Many people believe that understanding "agency" is crucial for alignment, but as far as I know, there isn't a canonical list of reasons why we care about agency. Please describe any reasons why we might care about the concept of agency for understanding alignment below. If you have multiple reasons, please list them in separate answers below.
Please also try to be specific as possible about what our goal is in the scenario. For example:
We want to know what an agent is so that we can determine whether or not a given AI is a dangerous agent
Whilst useful isn't quite as good as:
We have an AI which may or may not have goals aligned with us and we want to know how dangerous it would be if it weren't aligned. We want to use interpretability tools to determine the extent to which it will pursue instrumental incentives and this would be easier if we knew exactly what we were looking for.

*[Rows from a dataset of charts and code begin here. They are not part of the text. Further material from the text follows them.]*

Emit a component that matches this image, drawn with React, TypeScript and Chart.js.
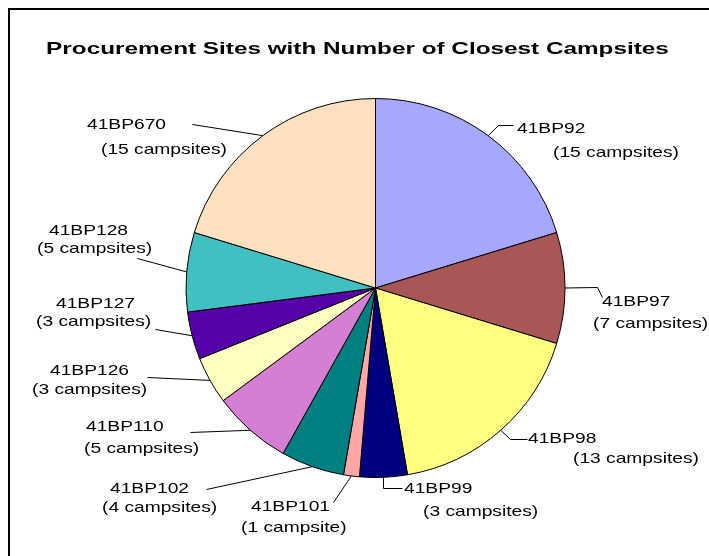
import React, { useEffect, useRef } from "react";
import { Chart, registerables } from "chart.js";

Chart.register(...registerables);

const TITLE = "Procurement Sites with Number of Closest Campsites";
const sites = ["41BP92", "41BP97", "41BP98", "41BP99", "41BP101", "41BP102", "41BP110", "41BP126", "41BP127", "41BP128", "41BP670"];
const campsites = [15, 7, 13, 3, 1, 4, 5, 3, 3, 5, 15];
const sliceColors = ["#A6A8FF", "#A85656", "#FFFF80", "#000080", "#FFA6A6", "#008080", "#D47FD4", "#FFFFC0", "#5500A8", "#40C0C0", "#FFE0C0"];

// label layout: first line pos, second line pos (left x, middle y), leader waypoints from label to slice edge
const labelLayout: { l1: [number, number]; l2: [number, number]; path: [number, number][] }[] = [
  { l1: [517, 129], l2: [553, 153], path: [[513, 125], [498, 125]] },
  { l1: [602, 302], l2: [593, 324], path: [[602, 297], [597, 287]] },
  { l1: [528, 439], l2: [573, 459], path: [[527, 439], [510, 439]] },
  { l1: [404, 489], l2: [423, 512], path: [[402, 488], [383, 488]] },
  { l1: [251, 507], l2: [241, 528], path: [[333, 502]] },
  { l1: [110, 489], l2: [102, 508], path: [[206, 489]] },
  { l1: [86, 427], l2: [84, 449], path: [[190, 432]] },
  { l1: [50, 371], l2: [32, 390], path: [[147, 377]] },
  { l1: [56, 304], l2: [36, 322], path: [[155, 329]] },
  { l1: [49, 231], l2: [37, 249], path: [[137, 258]] },
  { l1: [87, 125], l2: [101, 150], path: [[192, 124]] },
];

const FONT = "Arial, 'Liberation Sans', sans-serif";

function stretchedText(ctx: CanvasRenderingContext2D, s: string, x: number, y: number, sx: number) {
  ctx.save();
  ctx.translate(x, y);
  ctx.scale(sx, 1);
  ctx.fillText(s, 0, 0);
  ctx.restore();
}

const labelPlugin = {
  id: "excelLabels",
  afterDraw(chart: any) {
    const ctx: CanvasRenderingContext2D = chart.ctx;
    const meta = chart.getDatasetMeta(0);
    ctx.save();
    // title
    ctx.fillStyle = "#000";
    ctx.font = `bold 17px ${FONT}`;
    ctx.textAlign = "center";
    ctx.textBaseline = "alphabetic";
    stretchedText(ctx, TITLE, 357.5, 54, 1.43);

    // leaders and labels
    ctx.strokeStyle = "#000";
    ctx.lineWidth = 1;
    meta.data.forEach((arc: any, i: number) => {
      const lay = labelLayout[i];
      const mid = (arc.startAngle + arc.endAngle) / 2;
      const ex = arc.x + arc.outerRadius * Math.cos(mid);
      const ey = arc.y + arc.outerRadius * Math.sin(mid);
      ctx.beginPath();
      ctx.moveTo(lay.path[0][0] + 0.5, lay.path[0][1] + 0.5);
      for (let k = 1; k < lay.path.length; k++) ctx.lineTo(lay.path[k][0] + 0.5, lay.path[k][1] + 0.5);
      ctx.lineTo(ex, ey);
      ctx.stroke();

      const n = campsites[i];
      ctx.font = `15px ${FONT}`;
      ctx.textAlign = "left";
      ctx.textBaseline = "middle";
      stretchedText(ctx, sites[i], lay.l1[0], lay.l1[1], 1.28);
      stretchedText(ctx, `(${n} campsite${n === 1 ? "" : "s"})`, lay.l2[0], lay.l2[1], 1.28);
    });
    ctx.restore();
  },
};

export default function App() {
  const ref = useRef<HTMLCanvasElement | null>(null);
  useEffect(() => {
    if (!ref.current) return;
    const chart = new Chart(ref.current, {
      type: "pie",
      data: {
        labels: sites,
        datasets: [
          {
            data: campsites,
            backgroundColor: sliceColors,
            borderColor: "#000",
            borderWidth: 1,
            hoverOffset: 0,
          },
        ],
      },
      options: {
        animation: false,
        responsive: false,
        devicePixelRatio: 1,
        events: [],
        layout: { padding: { left: 185, right: 143, top: 98, bottom: 78 } },
        plugins: {
          legend: { display: false },
          title: { display: false },
          tooltip: { enabled: false },
        },
      },
      plugins: [labelPlugin],
    });
    return () => chart.destroy();
  }, []);
  return (
    <>
      <div
        style={{
          position: "fixed",
          left: 8,
          top: 8,
          width: 800,
          height: 700,
          border: "2px solid #000",
          background: "#fff",
        }}
      />
      <canvas
        ref={ref}
        width={709}
        height={556}
        style={{ position: "fixed", left: 0, top: 0, width: 709, height: 556 }}
      />
    </>
  );
}
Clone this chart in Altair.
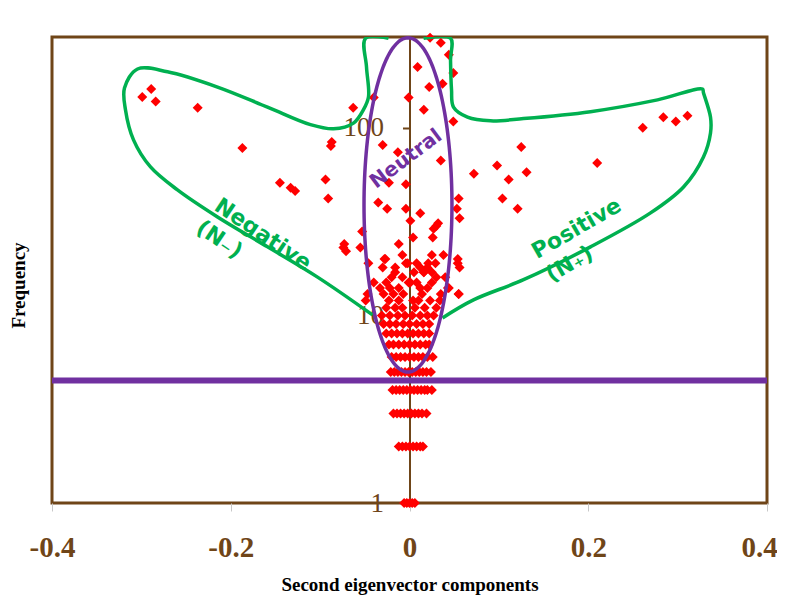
import altair as alt
import pandas as pd
import numpy as np

BROWN = "#6F4518"
GREEN = "#00B050"
PURPLE = "#7030A0"
RED = "#FF0000"

# ---- scattered nodes: second eigenvector component and frequency ----
outer_x = [-0.299, -0.289, -0.284, -0.237, -0.187, -0.145, -0.133, -0.128, -0.094, -0.091,
           -0.087, -0.088, -0.063, -0.040, -0.030, -0.013, -0.001, 0.009, -0.074, -0.073,
           -0.071, -0.055, -0.053, -0.027, -0.035, -0.025, -0.004, -0.004, 0.001, -0.012,
           -0.016, 0.004, -0.023, -0.046,
           0.023, 0.035, 0.044, 0.049, 0.022, 0.037, 0.016, 0.049, 0.035, 0.125,
           0.072, 0.098, 0.111, 0.131, 0.104, 0.121, 0.210, 0.261, 0.284, 0.298,
           0.311, 0.055, 0.053, 0.056, 0.012, 0.030, 0.032, 0.027, 0.026, 0.038,
           0.054, 0.056, 0.021, 0.029, 0.020, 0.044, 0.055, 0.016, -0.002, 0.001,
           0.008, -0.004, -0.028, 0.054]
outer_f = [146, 161, 138, 128, 78, 51, 48, 46, 53, 42,
           84, 80, 128, 145, 81, 74, 145, 211, 23, 24,
           22, 23, 28, 20, 40, 37, 50, 37, 32, 24,
           18, 26, 51, 19,
           302, 284, 245, 196, 165, 172, 125, 108, 67, 79,
           57, 63, 53, 58, 42, 37, 65, 100, 114, 108,
           116, 42, 37, 33, 35, 30, 31, 29, 26, 21,
           20, 18, 19, 19, 18, 14, 13, 17, 19, 15,
           19, 19, 20, 19]

# dense core near zero: frequency level -> components
core = {
    1: [-0.006, -0.003, 0.0, 0.003, 0.006],
    2: [-0.012, -0.008, -0.004, 0.0, 0.004, 0.008, 0.012, 0.015],
    3: [-0.018, -0.014, -0.010, -0.006, -0.002, 0.002, 0.006, 0.010, 0.014, 0.019],
    4: [-0.019, -0.015, -0.011, -0.007, -0.003, 0.001, 0.005, 0.009, 0.013, 0.017, 0.020, 0.025],
    5: [-0.021, -0.017, -0.013, -0.009, -0.005, -0.001, 0.003, 0.007, 0.011, 0.015, 0.019, 0.024],
    6: [-0.020, -0.015, -0.010, -0.005, 0.0, 0.005, 0.010, 0.015, 0.020, 0.026],
    7: [-0.023, -0.018, -0.012, -0.006, 0.0, 0.006, 0.012, 0.018, 0.022],
    8: [-0.026, -0.020, -0.014, -0.008, -0.002, 0.004, 0.010, 0.016, 0.022],
    9: [-0.029, -0.022, -0.015, -0.007, 0.0, 0.008, 0.015, 0.022],
    10: [-0.031, -0.022, -0.013, -0.005, 0.003, 0.012, 0.020, 0.027],
    11: [-0.026, -0.016, -0.008, 0.006, 0.017, 0.030],
    12: [-0.049, -0.023, -0.012, 0.004, 0.010, 0.023, 0.034],
    13: [-0.047, -0.029, -0.018, -0.007, 0.014, 0.035, 0.055],
    14: [-0.033, -0.022, -0.012, 0.012, 0.020, 0.043],
    15: [-0.040, -0.026, -0.001, 0.008, 0.025],
    16: [-0.020, -0.008, 0.030, 0.040],
    17: [-0.016, 0.005, 0.016, 0.025],
    18: [-0.030, 0.012],
    21: [-0.008, 0.025],
}

# ---- annotation outlines (data units) ----
neg_x = [-0.0235, -0.0492, -0.0481, -0.0459, -0.0515, -0.0627, -0.0850, -0.1108, -0.1589,
         -0.2148, -0.2708, -0.3043, -0.3189, -0.3178, -0.3088, -0.2898, -0.2596, -0.2148,
         -0.1589, -0.1029, -0.0414]
neg_f = [300, 300, 211, 146, 125, 106, 98.8, 104, 129,
         165, 199, 206, 163, 125, 86.3, 61.9, 46.7, 33.5,
         23.2, 16.0, 10.06]
pos_x = [0.0157, 0.0459, 0.0459, 0.0470, 0.0492, 0.0649, 0.0906, 0.1276, 0.2025, 0.2775,
         0.3278, 0.3289, 0.3368, 0.3368, 0.3289, 0.3066, 0.2697, 0.2025, 0.1276, 0.0716,
         0.0369]
pos_f = [300, 300, 230, 160, 129, 114, 109, 112, 122, 141,
         161, 154, 114, 94, 70, 48.4, 35.2, 23.2, 15.5, 12.1,
         9.7]

ell_cx, ell_a = -0.0017, 0.0492       # centre and half-width (component)
ell_cl, ell_b = 1.589, 0.891          # centre and half-height (log10 frequency)
threshold = 4.5

lab_text = ["Negative", "(N\u208b)", "Positive", "(N\u208a)", "Neutral"]
lab_x = [-0.1639, -0.2126, 0.1869, 0.1790, -0.0039]
lab_f = [27.0, 25.4, 29.1, 18.8, 68.3]
lab_angle = [34, 34, 330, 330, 323]
lab_size = [22, 22, 22, 22, 20]
lab_color = [GREEN, GREEN, GREEN, GREEN, PURPLE]

# ---- tables ----
px, pf = list(outer_x), list(outer_f)
for lvl, xs in core.items():
    px += xs
    pf += [lvl] * len(xs)
pts = pd.DataFrame({"x": px, "f": pf})

shape_rows = []
for g, xs, fs in (("neg", neg_x, neg_f), ("pos", pos_x, pos_f)):
    for i, (a, b) in enumerate(zip(xs, fs)):
        shape_rows.append({"g": g, "i": i, "x": a, "f": b})
shapes = pd.DataFrame(shape_rows)

t = np.linspace(0, 2 * np.pi, 161)
ell = pd.DataFrame({"i": np.arange(len(t)),
                    "x": ell_cx + ell_a * np.cos(t),
                    "f": 10 ** (ell_cl + ell_b * np.sin(t))})

rule_df = pd.DataFrame({"f": [threshold]})

xscale = alt.Scale(domain=[-0.4, 0.4], nice=False, zero=False)
yscale = alt.Scale(type="log", domain=[1, 305], nice=False)

xaxis = alt.Axis(values=[-0.4, -0.2, 0, 0.2, 0.4], labelExpr="datum.value + ''",
                 grid=False, domain=False, tickColor="#C8C8C8", tickSize=8,
                 labelFlush=False, labelOverlap=False,
                 labelOffset={"condition": {"test": "datum.value > 0.3", "value": -8},
                              "value": 0},
                 labelFont="Liberation Serif", labelFontWeight="bold", labelFontSize=29,
                 labelColor=BROWN, labelPadding=22,
                 title="Second eigenvector components", titleFont="Liberation Serif",
                 titleFontSize=19, titleFontWeight="bold", titleColor="black",
                 titlePadding=13)
yaxis = alt.Axis(values=[1, 10, 100], labelExpr="datum.value + ''", offset=-357.5,
                 grid=False, domainColor=BROWN, domainWidth=2, tickColor=BROWN,
                 tickWidth=2, tickSize=7, labelFlush=False, labelOverlap=False,
                 labelFont="Liberation Serif", labelFontSize=27, labelColor=BROWN,
                 labelPadding=19,
                 title="Frequency", titleFont="Liberation Serif", titleFontSize=19,
                 titleFontWeight="bold", titleColor="black", titleX=-381, titleY=248)

X = alt.X("x:Q", scale=xscale, axis=xaxis)
Y = alt.Y("f:Q", scale=yscale, axis=yaxis)

points = alt.Chart(pts).mark_point(shape="diamond", filled=True, size=100,
                                   color=RED, opacity=1).encode(x=X, y=Y)

rule = alt.Chart(rule_df).mark_rule(color=PURPLE, strokeWidth=6).encode(y=Y)

green = alt.Chart(shapes).mark_line(color=GREEN, strokeWidth=3.5, interpolate="catmull-rom",
                                    clip=True).encode(x=X, y=Y, detail="g:N", order="i:Q")

ellipse = alt.Chart(ell).mark_line(color=PURPLE, strokeWidth=3.5).encode(
    x=X, y=Y, order="i:Q")

layers = [points, rule, green, ellipse]
for s, a, b, ang, sz, col in zip(lab_text, lab_x, lab_f, lab_angle, lab_size, lab_color):
    d = pd.DataFrame({"x": [a], "f": [b], "s": [s]})
    layers.append(alt.Chart(d).mark_text(font="DejaVu Sans", fontWeight="bold", fontSize=sz,
                                         color=col, angle=ang, align="center",
                                         baseline="middle").encode(x=X, y=Y, text="s:N"))

chart = alt.layer(*layers).properties(
    width=715, height=466,
    autosize=alt.AutoSizeParams(type="none"),
    padding={"left": 44, "top": 29, "right": 10, "bottom": 92},
    background="white",
).configure_view(stroke=BROWN, strokeWidth=3)

chart.save("out.html", embed_options={"renderer": "svg", "actions": False})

In particular, we can set up a scale with agents which have only learned to pursue instrumental incentives based upon a few heuristics they learned during training one one end and an agent which maximises its goals during deployment on the other (the latter is seen as more agentic). We would like the ability to figure out where a particular agent is on this scale just by looking at its weights and we'd ideally like a general technique rather than a technique specific to one kind of unwanted instrumental incentive. In this context, we care about finding a definition of agency that helps us construct a scale that roughly corresponds to how worried we should be about a system having instrumental incentives.

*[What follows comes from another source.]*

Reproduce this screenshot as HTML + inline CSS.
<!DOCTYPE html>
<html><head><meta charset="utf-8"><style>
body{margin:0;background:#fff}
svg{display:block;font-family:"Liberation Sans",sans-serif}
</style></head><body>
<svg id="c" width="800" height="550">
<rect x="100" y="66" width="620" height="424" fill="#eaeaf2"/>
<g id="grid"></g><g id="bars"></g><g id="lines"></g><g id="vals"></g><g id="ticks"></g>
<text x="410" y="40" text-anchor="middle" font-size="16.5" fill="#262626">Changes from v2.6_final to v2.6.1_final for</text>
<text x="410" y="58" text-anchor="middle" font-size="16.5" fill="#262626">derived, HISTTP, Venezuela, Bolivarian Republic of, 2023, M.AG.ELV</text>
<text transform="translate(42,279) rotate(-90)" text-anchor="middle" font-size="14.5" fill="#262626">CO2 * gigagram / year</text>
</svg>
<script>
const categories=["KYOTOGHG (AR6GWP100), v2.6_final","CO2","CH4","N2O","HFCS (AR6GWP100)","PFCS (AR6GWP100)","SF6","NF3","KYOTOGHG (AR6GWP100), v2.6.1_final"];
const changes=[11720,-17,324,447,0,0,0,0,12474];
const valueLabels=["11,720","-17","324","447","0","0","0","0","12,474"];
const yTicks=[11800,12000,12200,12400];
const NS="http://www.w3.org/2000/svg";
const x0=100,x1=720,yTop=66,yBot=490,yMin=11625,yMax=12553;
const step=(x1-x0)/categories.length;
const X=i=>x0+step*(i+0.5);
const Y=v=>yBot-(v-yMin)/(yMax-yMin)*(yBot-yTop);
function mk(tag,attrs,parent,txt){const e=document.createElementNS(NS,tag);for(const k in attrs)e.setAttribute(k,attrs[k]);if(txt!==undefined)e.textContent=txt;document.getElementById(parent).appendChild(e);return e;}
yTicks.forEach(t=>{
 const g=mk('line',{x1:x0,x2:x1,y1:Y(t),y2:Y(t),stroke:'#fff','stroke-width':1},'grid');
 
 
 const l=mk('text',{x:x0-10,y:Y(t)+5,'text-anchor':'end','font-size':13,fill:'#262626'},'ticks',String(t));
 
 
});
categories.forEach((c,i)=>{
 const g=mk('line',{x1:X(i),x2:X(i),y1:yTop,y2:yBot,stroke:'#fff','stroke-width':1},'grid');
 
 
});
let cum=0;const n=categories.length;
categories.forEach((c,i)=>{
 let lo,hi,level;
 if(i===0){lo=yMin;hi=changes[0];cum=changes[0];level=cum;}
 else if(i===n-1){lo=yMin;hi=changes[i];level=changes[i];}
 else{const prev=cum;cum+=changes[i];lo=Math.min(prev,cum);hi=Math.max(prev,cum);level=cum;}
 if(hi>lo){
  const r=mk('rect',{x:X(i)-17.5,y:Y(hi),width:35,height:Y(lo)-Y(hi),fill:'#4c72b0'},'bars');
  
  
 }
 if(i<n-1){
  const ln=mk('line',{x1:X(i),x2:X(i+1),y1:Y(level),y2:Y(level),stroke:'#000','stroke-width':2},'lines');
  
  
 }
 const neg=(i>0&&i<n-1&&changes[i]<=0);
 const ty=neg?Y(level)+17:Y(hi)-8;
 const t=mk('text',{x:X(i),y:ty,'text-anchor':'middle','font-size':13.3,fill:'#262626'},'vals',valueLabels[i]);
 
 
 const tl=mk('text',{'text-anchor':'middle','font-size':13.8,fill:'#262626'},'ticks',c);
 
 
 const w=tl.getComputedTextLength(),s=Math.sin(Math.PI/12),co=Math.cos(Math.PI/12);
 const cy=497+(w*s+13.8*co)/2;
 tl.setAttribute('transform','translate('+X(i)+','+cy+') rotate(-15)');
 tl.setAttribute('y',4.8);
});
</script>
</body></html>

In a few days, I'll add any use cases I'm aware of myself that either haven't been covered or that I don't think have been adequately explained by different answers.
Summary: John describes the problems of inner and outer alignment. He also describes the concept of True Names - mathematical formalisations that hold up under optimisation pressure. He suggests that having a "True Name" for optimizers would be useful if we wanted to inspect a trained system for an inner optimiser and not risk missing something.
He further suggests that the concept of agency breaks down into lower-level components like "optimisation", "goals", "world models", ect. It would be possible to make further arguments about how these lower-level concepts are important for AI safety.